Deutsche Wissenschaftler der Universitäten Bochum und Dortmund untersuchen in einem neuen Forschungsauftrag die Antitumor-Wirkung einer Substanz, die aus Bienenharz gewonnen wird. Dieses “Propolis” soll als neues Medikament gegen das Neuroblastom - eine bösartige Erkrankung des Nervensystems, die vor allem bei Kindern auftritt - eingesetzt werden, berichtet die Deutsche Krebshilfe.
Neuroblastome zählen zu den häufigsten soliden Tumoren des Kindesalters. Insbesondere in fortgeschrittenen Stadien ist diese Krebsart sehr aggressiv. Die Heilungschancen sind dann meist schlecht. Außerdem wird der Tumor oft unempfindlich gegenüber der Chemotherapie. “Die Substanz aus Bienenharz hat das Potenzial, solche Resistenzmechanismen zu umgehen und neue Behandlungsmöglichkeiten für die kleinen Patienten zu eröffnen”, so der Projektleiter an der Ruhr-Universität Bochum und Leiter der Abteilung Klinische Pharmakologie, Peter Reusch.
Bienenharz, das unter dem Namen Propolis bekannt ist, wird von Bienen an den Knospenschuppen und Baumverletzungen verschiedener Baumarten gesammelt und anschließend mit bieneneigenen Fermenten versetzt. Die Insekten nutzen die Substanz zum Verkitten von undichten Stellen im Bienenstock, aber auch um Krankheitserreger abzutöten oder Fressfeinde einzubalsamieren. Propolis ist ein Gemisch zahlreicher Wirkstoffe. Seine heilende und vorbeugende Wirkung ist bereits vielfach beschrieben worden. Die Substanz soll antivirale und antibakterielle Wirkungen haben sowie die körpereigene Abwehr stärken.
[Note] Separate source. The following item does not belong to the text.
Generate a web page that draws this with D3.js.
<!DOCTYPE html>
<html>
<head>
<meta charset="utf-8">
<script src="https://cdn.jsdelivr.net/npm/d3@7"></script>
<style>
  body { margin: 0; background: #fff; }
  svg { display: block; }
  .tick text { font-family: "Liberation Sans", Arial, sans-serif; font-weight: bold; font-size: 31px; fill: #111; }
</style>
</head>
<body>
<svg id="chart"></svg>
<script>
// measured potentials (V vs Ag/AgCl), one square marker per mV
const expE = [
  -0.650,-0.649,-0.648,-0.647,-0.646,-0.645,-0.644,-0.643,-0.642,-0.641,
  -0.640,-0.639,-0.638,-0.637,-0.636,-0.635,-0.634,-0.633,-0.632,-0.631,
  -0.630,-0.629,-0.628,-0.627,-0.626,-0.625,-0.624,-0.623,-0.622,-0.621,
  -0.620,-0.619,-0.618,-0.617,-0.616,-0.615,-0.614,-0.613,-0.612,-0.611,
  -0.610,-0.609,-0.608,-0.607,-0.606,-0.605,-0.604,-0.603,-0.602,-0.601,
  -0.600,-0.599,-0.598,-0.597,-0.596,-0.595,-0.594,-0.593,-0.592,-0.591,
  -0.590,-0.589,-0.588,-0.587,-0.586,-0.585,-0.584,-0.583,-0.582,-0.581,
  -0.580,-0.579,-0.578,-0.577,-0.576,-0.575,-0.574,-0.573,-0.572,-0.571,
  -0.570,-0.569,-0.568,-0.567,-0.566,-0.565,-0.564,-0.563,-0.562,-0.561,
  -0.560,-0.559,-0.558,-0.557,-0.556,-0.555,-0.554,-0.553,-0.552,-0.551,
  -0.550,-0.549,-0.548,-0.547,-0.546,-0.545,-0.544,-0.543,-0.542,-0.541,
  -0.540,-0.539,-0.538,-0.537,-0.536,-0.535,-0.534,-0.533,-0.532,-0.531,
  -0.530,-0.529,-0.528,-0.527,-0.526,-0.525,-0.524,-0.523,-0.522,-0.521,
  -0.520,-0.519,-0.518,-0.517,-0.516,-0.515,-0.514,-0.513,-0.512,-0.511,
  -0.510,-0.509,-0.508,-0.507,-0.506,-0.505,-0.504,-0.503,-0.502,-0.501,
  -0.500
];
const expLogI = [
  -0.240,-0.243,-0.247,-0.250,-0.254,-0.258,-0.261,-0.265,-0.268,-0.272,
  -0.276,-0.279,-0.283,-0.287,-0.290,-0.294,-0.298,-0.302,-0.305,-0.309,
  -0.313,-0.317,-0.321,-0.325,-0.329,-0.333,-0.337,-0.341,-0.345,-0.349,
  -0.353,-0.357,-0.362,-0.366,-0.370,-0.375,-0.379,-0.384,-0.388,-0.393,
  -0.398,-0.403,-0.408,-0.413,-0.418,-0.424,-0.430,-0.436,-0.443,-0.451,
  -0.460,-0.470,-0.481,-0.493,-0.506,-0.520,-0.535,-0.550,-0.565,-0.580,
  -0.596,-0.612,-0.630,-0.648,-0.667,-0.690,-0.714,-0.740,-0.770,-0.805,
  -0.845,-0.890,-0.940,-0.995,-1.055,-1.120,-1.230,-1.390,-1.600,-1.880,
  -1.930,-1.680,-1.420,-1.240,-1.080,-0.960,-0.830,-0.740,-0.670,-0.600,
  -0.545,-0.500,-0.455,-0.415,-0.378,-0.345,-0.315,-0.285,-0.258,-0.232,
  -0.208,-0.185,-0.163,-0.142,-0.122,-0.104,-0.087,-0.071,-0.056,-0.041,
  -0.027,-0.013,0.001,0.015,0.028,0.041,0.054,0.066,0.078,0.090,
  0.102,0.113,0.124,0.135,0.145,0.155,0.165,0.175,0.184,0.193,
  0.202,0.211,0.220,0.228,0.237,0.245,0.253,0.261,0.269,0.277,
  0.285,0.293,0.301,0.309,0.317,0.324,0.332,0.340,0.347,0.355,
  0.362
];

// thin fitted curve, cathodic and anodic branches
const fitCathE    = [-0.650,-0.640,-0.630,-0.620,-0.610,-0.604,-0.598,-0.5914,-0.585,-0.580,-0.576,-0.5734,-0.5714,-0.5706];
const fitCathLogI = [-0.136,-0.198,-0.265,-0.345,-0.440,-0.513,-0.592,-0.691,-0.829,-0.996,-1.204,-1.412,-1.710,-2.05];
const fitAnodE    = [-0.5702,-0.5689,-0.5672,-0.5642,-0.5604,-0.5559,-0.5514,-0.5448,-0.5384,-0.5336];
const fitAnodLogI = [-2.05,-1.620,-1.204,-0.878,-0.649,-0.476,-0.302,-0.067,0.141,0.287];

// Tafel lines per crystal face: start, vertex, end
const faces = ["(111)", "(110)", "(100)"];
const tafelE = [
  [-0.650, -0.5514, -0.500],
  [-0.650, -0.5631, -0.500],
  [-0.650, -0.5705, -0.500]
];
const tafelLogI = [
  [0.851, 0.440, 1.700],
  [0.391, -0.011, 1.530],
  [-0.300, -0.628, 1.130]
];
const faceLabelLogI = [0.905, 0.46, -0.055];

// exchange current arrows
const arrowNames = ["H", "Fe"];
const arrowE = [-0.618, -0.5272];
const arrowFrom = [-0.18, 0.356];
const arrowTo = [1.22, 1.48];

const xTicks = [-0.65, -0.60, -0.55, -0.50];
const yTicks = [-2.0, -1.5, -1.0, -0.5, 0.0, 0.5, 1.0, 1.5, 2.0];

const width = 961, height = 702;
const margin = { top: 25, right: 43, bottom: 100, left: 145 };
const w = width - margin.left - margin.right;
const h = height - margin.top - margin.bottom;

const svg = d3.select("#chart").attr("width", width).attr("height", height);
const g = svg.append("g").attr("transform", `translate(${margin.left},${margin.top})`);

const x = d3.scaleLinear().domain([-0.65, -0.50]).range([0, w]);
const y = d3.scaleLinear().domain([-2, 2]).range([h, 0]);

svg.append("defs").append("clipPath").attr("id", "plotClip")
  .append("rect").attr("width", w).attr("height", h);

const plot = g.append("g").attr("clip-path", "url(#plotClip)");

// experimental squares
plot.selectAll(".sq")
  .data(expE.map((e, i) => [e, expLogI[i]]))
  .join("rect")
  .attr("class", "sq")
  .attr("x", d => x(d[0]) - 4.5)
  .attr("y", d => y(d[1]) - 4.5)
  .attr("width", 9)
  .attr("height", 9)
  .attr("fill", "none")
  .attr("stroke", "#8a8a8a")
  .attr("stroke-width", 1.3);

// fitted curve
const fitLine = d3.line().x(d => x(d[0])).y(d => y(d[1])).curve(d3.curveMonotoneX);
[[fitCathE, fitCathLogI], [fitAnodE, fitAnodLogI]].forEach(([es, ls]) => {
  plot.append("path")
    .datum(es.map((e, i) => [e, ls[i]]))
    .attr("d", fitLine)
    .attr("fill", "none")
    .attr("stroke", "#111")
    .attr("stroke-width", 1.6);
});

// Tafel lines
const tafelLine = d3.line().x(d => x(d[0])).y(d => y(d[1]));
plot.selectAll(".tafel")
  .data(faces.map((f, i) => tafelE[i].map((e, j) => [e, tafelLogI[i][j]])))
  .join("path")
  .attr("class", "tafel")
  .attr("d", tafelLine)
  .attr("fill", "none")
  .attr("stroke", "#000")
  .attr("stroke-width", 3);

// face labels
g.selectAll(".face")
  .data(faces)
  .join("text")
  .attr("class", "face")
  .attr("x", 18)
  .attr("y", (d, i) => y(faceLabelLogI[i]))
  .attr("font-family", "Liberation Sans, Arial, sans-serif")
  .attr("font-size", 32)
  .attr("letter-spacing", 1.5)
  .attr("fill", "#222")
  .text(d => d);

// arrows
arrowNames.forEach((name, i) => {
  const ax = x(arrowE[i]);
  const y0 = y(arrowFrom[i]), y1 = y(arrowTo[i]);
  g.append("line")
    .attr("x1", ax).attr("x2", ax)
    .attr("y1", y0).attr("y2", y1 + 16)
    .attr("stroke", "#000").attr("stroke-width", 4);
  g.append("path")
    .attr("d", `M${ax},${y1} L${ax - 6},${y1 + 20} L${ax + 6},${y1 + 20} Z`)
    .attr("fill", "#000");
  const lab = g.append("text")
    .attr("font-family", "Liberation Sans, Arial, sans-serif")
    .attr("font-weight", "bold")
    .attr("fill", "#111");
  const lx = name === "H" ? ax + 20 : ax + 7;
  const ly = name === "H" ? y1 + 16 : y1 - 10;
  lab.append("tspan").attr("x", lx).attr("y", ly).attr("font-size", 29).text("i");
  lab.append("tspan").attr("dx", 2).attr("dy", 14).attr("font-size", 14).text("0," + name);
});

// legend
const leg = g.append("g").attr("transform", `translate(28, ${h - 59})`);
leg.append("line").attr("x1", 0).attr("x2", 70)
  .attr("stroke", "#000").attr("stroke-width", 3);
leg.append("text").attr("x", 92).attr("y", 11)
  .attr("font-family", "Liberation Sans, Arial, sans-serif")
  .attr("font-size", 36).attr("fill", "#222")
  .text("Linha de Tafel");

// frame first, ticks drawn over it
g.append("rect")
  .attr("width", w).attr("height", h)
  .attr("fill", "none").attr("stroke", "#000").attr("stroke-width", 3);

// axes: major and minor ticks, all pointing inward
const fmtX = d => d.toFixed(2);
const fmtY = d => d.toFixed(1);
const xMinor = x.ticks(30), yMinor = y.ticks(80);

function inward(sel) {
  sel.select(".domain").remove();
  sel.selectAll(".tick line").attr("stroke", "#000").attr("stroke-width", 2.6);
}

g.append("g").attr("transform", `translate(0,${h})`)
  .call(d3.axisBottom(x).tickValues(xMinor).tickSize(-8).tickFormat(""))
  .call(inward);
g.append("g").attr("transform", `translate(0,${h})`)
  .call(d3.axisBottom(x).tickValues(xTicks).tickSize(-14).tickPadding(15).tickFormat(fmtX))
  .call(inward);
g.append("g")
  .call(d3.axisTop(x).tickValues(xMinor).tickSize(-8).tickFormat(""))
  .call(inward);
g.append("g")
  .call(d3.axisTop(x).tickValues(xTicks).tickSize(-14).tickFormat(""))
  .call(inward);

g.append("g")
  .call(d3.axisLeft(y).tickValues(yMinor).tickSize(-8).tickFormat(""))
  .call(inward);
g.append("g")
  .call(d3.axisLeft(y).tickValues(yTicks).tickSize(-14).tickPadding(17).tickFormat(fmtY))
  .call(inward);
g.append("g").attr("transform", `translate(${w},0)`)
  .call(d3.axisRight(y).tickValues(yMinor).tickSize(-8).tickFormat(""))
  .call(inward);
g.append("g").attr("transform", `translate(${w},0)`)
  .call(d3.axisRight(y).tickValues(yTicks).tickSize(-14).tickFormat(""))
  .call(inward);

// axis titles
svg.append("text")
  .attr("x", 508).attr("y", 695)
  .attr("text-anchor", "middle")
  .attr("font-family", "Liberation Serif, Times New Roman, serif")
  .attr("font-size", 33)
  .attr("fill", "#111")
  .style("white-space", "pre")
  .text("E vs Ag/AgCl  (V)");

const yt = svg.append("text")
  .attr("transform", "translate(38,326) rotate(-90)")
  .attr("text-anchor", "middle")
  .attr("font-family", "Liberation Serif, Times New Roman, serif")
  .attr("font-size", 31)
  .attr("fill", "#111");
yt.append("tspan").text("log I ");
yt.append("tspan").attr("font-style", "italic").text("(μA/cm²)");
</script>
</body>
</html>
“Meinem Kollegen David Diaz-Carballo ist es gelungen, ein Molekül mit Antitumor-Wirkung aus Propolis aufzureinigen”, so Reusch. Dieses Molekül namens CLU-502 stammt ursprünglich aus dem Bienenharz des subtropischen Balsamapfels (Clusia rosea). Nun wollen die Forscher die Wirkung dieser Substanz auf Neuroblastomzellen genauer untersuchen. “Wir wissen bereits, dass CLU-502 in den Krebszellen ein Onkogen herunterreguliert, welches das Wachstum des Tumors antreibt.” Die bisher erzielten Ergebnisse mit CLU-502 seien sehr ermutigend gewesen. “In ersten Laboruntersuchungen ist es uns bereits gelungen, Krebszellen damit abzutöten. Normale Zellen wurden dabei nicht geschädigt”, betont Reusch. Dies verspreche, dass das potenzielle Medikament nur wenige Nebenwirkungen haben könnte. Die Wissenschaftler haben zudem das Ziel, einen chemischen Syntheseweg für das Molekül zu finden, um von den natürlichen Quellen unabhängig zu werden. Dies würde die günstige industrielle Herstellung größerer Mengen ermöglichen.
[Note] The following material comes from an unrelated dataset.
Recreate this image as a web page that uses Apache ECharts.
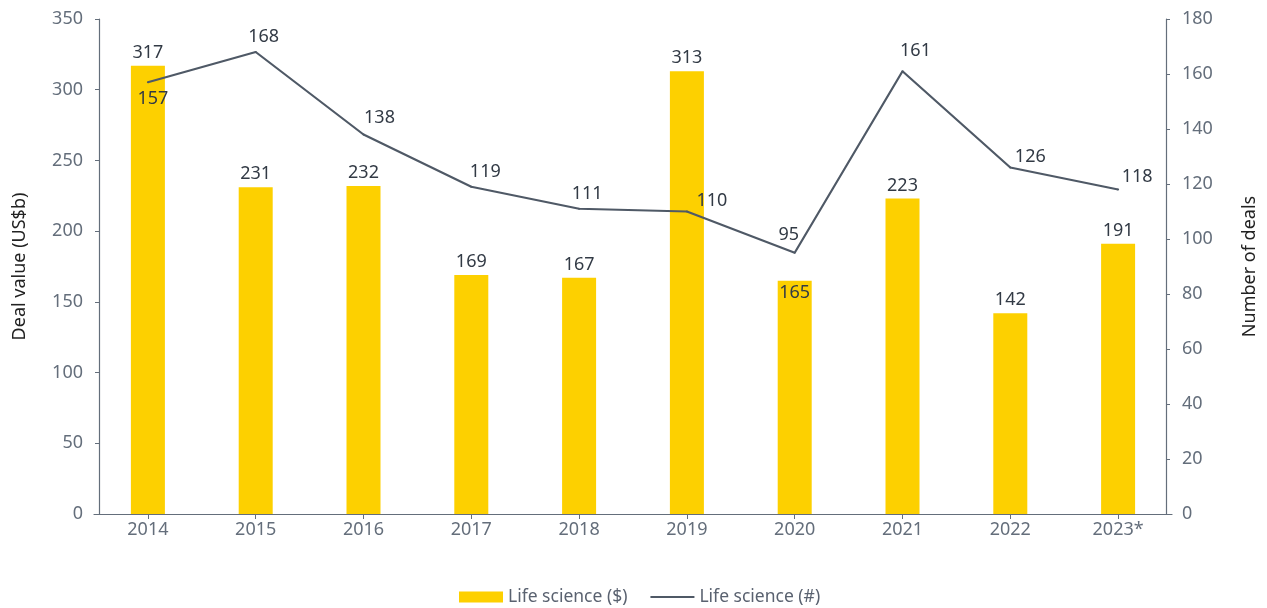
<!DOCTYPE html>
<html>
<head>
<meta charset="utf-8">
<script src="https://cdn.jsdelivr.net/npm/echarts@6/dist/echarts.min.js"></script>
<style>
  html, body { margin: 0; padding: 0; background: #fff; }
  #chart { width: 1267px; height: 608px; }
</style>
</head>
<body>
<div id="chart"></div>
<script>
// Life science deal activity, 2014–2023*
const years = ['2014', '2015', '2016', '2017', '2018', '2019', '2020', '2021', '2022', '2023*'];
const dealValue = [317, 231, 232, 169, 167, 313, 165, 223, 142, 191];   // US$b
const dealCount = [157, 168, 138, 119, 111, 110, 95, 161, 126, 118];    // number of deals
const leftTicks = { min: 0, max: 350, interval: 50 };
const rightTicks = { min: 0, max: 180, interval: 20 };

// per-point label nudges for the deal-count line [dx, dy]
const countLabelPos = ['bottom', 'top', 'top', 'top', 'top', 'top', 'top', 'top', 'top', 'top'];
const countLabelOffset = [[5, 2], [8, 0], [16, -2], [14, 0], [8, 0], [25, 4], [-6, -3], [13, -5], [20, 4], [19, 2]];
// bar label placement
const valueLabelPos = ['top', 'top', 'top', 'top', 'top', 'top', 'insideTop', 'top', 'top', 'top'];

const FONT = '"Noto Sans", "Open Sans", sans-serif';
const AXIS_COLOR = '#646e7b';
const LABEL_COLOR = '#323a45';
const BAR_COLOR = '#FDD000';
const LINE_COLOR = '#4f5966';

const chart = echarts.init(document.getElementById('chart'), null, { renderer: 'canvas' });

const axisCommon = {
  axisLine: { show: true, lineStyle: { color: AXIS_COLOR, width: 1.2 } },
  axisTick: { show: true, length: 4, lineStyle: { color: AXIS_COLOR } },
  splitLine: { show: false },
  axisLabel: { color: AXIS_COLOR, fontSize: 18, fontFamily: FONT, margin: 16 },
  nameLocation: 'middle',
  nameRotate: 90,
  nameTextStyle: { color: '#222', fontSize: 18, fontFamily: FONT }
};

chart.setOption({
  animation: false,
  textStyle: { fontFamily: FONT },
  grid: { left: 94, right: 90, top: 19, bottom: 94, containLabel: false },
  legend: {
    top: 583,
    left: 454,
    itemWidth: 44,
    itemHeight: 11,
    itemGap: 23,
    textStyle: { color: '#5a6270', fontSize: 17.5, fontFamily: FONT },
    data: [
      { name: 'Life science ($)', icon: 'rect' },
      { name: 'Life science (#)', icon: 'path://M0,0 L44,0 L44,2 L0,2 Z' }
    ]
  },
  xAxis: {
    type: 'category',
    data: years,
    axisLine: { show: true, lineStyle: { color: AXIS_COLOR, width: 1.2 } },
    axisTick: { show: true, alignWithLabel: true, length: 5, lineStyle: { color: AXIS_COLOR } },
    axisLabel: { color: AXIS_COLOR, fontSize: 18, fontFamily: FONT, margin: 7 }
  },
  yAxis: [
    Object.assign({}, axisCommon, {
      type: 'value',
      position: 'left',
      offset: -5,
      min: leftTicks.min, max: leftTicks.max, interval: leftTicks.interval,
      name: 'Deal value (US$b)',
      nameGap: 70
    }),
    Object.assign({}, axisCommon, {
      type: 'value',
      position: 'right',
      offset: -6,
      min: rightTicks.min, max: rightTicks.max, interval: rightTicks.interval,
      name: 'Number of deals',
      nameGap: 75
    })
  ],
  series: [
    {
      name: 'Life science ($)',
      type: 'bar',
      yAxisIndex: 0,
      barWidth: 34,
      itemStyle: { color: BAR_COLOR },
      data: dealValue.map((v, i) => ({
        value: v,
        label: { position: valueLabelPos[i], distance: valueLabelPos[i] === 'insideTop' ? 3 : 4 }
      })),
      label: { show: true, color: LABEL_COLOR, fontSize: 18, fontFamily: FONT }
    },
    {
      name: 'Life science (#)',
      type: 'line',
      yAxisIndex: 1,
      z: 3,
      symbol: 'circle',
      symbolSize: 2,
      itemStyle: { color: LINE_COLOR },
      lineStyle: { color: LINE_COLOR, width: 2.2 },
      data: dealCount.map((v, i) => ({
        value: v,
        label: { position: countLabelPos[i], offset: countLabelOffset[i] }
      })),
      label: { show: true, color: LABEL_COLOR, fontSize: 18, fontFamily: FONT, distance: 5 }
    }
  ]
});
</script>
</body>
</html>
In Deutschland erkranken jährlich etwa 1.800 Kinder unter 15 Jahren neu an Krebs. In dieser Altersgruppe ist Krebs besonders bösartig, da die Tumorzellen sich meistens sehr rasch vermehren. Am häufigsten werden Leukämien (Blutkrebs), Tumore des Gehirns sowie Lymphknotenkrebs diagnostiziert. Mehr als 90 Prozent aller krebskranken Kinder werden in kinderonkologischen Zentren und nach einheitlichen Therapiekonzepten behandelt. Die Deutsche Krebshilfe finanziert fast alle derzeit in Deutschland laufenden Therapie-Optimierungsstudien bei Kindern. Diesen Studien ist es zu verdanken, dass heute fast 80 Prozent der betroffenen Kinder ihre Krebserkrankung überleben.